As with minimum wage laws, these mandatory benefits and high administration costs will lead to increased unemployment. The very workers the bill purports to protect will suffer. And there’s no indication these measures will improve working conditions or prevent exploitation and abuse.
But none of that matters to the bill’s endorsers. The list is a virtual tour of the organized Left that includes AFL-CIO, the New York Civil Liberties Union, Domestic Workers United, SEIU, Gloria Steinem, Socialist Party USA, Students for a Democratic Society, and Working Families Party (an ACORN front group).
Another supporter is Frances Fox Piven, one of the sociologists responsible for the Alinsky-inspired Cloward-Piven strategy to intentionally collapse the welfare system and usher in a socialist revolution. Hmm. What interest could Piven possibly have in legislation that’s likely to put domestic employees out of work and onto the public dole? I’m guessing her involvement has nothing to do with a lifelong admiration of nannies.

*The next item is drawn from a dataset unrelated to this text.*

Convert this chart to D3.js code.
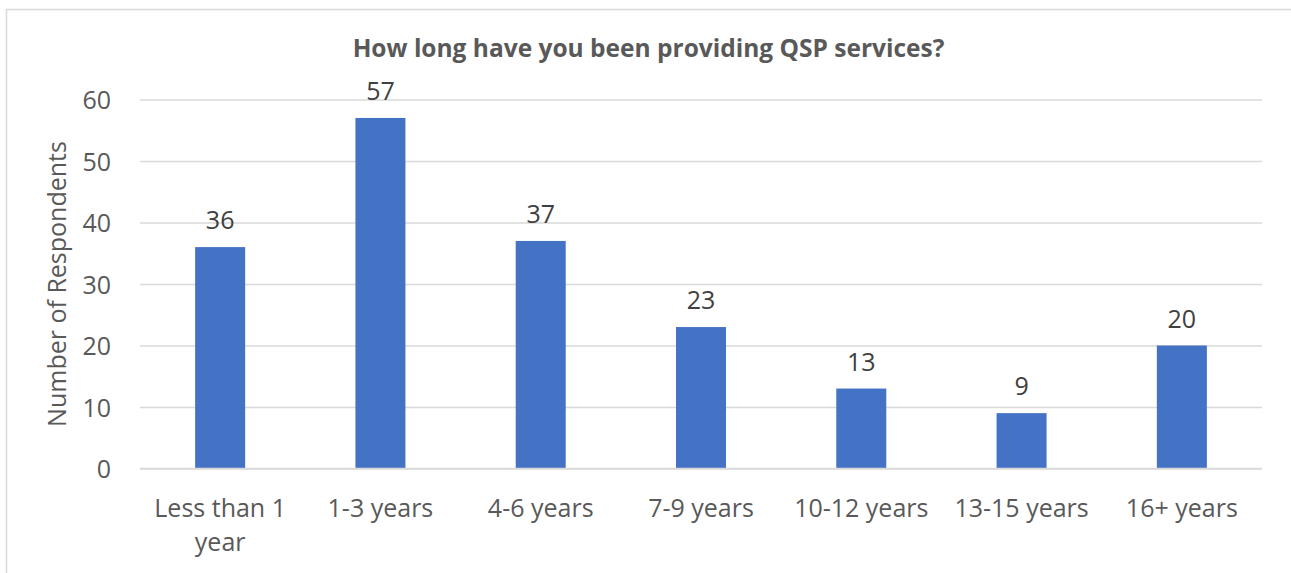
<!DOCTYPE html>
<html>
<head>
<meta charset="utf-8">
<script src="https://cdn.jsdelivr.net/npm/d3@7"></script>
<style>
  html, body { margin: 0; padding: 0; background: #fff; }
  svg { display: block; }
  text { font-family: "Open Sans", "Liberation Sans", sans-serif; }
</style>
</head>
<body>
<svg id="chart" width="1291" height="573"></svg>
<script>
const categories = ["Less than 1 year", "1-3 years", "4-6 years", "7-9 years", "10-12 years", "13-15 years", "16+ years"];
const values = [36, 57, 37, 23, 13, 9, 20];
const yTicks = [0, 10, 20, 30, 40, 50, 60];
const titleText = "How long have you been providing QSP services?";
const yAxisTitle = "Number of Respondents";

const svg = d3.select("#chart");
const W = 1291, H = 573;
const margin = { left: 140, right: 29, top: 99.5, bottom: 104.5 };
const FS = 25;

// outer border
svg.append("rect")
  .attr("x", 6.5).attr("y", 9.5)
  .attr("width", W + 10).attr("height", H + 10)
  .attr("fill", "#fff").attr("stroke", "#d9d9d9").attr("stroke-width", 1.5);

const x = d3.scaleBand().domain(categories)
  .range([margin.left, W - margin.right])
  .paddingInner(0.688).paddingOuter(0.344);
const y = d3.scaleLinear().domain([0, 60]).range([H - margin.bottom, margin.top]);

// gridlines
const yAxis = d3.axisLeft(y).tickValues(yTicks).tickSize(-(W - margin.right - margin.left)).tickPadding(29);
const gy = svg.append("g").attr("transform", `translate(${margin.left},0)`).call(yAxis);
gy.select(".domain").remove();
gy.selectAll(".tick line").attr("stroke", "#d9d9d9").attr("stroke-width", 1.3);
gy.selectAll(".tick text").attr("fill", "#595959").attr("font-size", FS).attr("dy", "0.36em")
  .style("font-family", "'Open Sans', sans-serif");

// bars
svg.append("g").selectAll("rect").data(values).join("rect")
  .attr("x", (d, i) => x(categories[i]))
  .attr("y", d => y(d))
  .attr("width", x.bandwidth())
  .attr("height", d => y(0) - y(d))
  .attr("fill", "#4472c4");

// baseline
svg.append("line")
  .attr("x1", margin.left).attr("x2", W - margin.right)
  .attr("y1", y(0)).attr("y2", y(0))
  .attr("stroke", "#d9d9d9").attr("stroke-width", 1.5);

// data labels
svg.append("g").selectAll("text").data(values).join("text")
  .attr("x", (d, i) => x(categories[i]) + x.bandwidth() / 2)
  .attr("y", d => y(d) - 18)
  .attr("text-anchor", "middle")
  .attr("fill", "#404040").attr("font-size", FS)
  .text(d => d);

// x-axis labels (wrap "Less than 1 year")
const xAxis = d3.axisBottom(x).tickSize(0).tickPadding(0);
const gx = svg.append("g").attr("transform", `translate(0,${y(0)})`).call(xAxis);
gx.select(".domain").remove();
gx.selectAll(".tick text").each(function(d) {
  const t = d3.select(this);
  t.text(null).attr("y", 0).attr("dy", null)
    .attr("fill", "#595959").attr("font-size", FS)
    .style("font-family", "'Open Sans', sans-serif");
  const lines = d === "Less than 1 year" ? ["Less than 1", "year"] : [d];
  lines.forEach((ln, k) => {
    t.append("tspan").attr("x", 0).attr("y", 48 + k * 34).text(ln);
  });
});

// title
svg.append("text")
  .attr("x", 648.5).attr("y", 57)
  .attr("text-anchor", "middle")
  .attr("fill", "#595959").attr("font-size", 24.5).attr("font-weight", "bold")
  .text(titleText);

// y axis title
svg.append("text")
  .attr("transform", `translate(66,${(y(0) + y(60)) / 2}) rotate(-90)`)
  .attr("text-anchor", "middle")
  .attr("fill", "#595959").attr("font-size", FS)
  .text(yAxisTitle);
</script>
</body>
</html>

One of the lead organizers pushing the Domestic Workers’ Bill of Rights is Ai-Jen Poo, a co-founder of Domestic Workers United. Her mission as a community organizer is “to build a base that has the power to drive a real progressive agenda that’s to the left of what the Democratic Party is willing to settle for.” And it’s worth noting her strategy:
We need to build stronger connections between the social movements and the labor movement.… That means that we need to understand and engage with labor’s agenda, and we also need to push labor to take on social justice issues from the various vantage-points that the working class experiences them.
Ah, yes, social justice organizers scratching Big Labor’s back and vice versa. What a shock. But what of the nannies, eldercare workers, and housekeepers? Who will scratch their backs (and pay their union dues) once they’ve outlived their usefulness as pawns in the Left’s class war?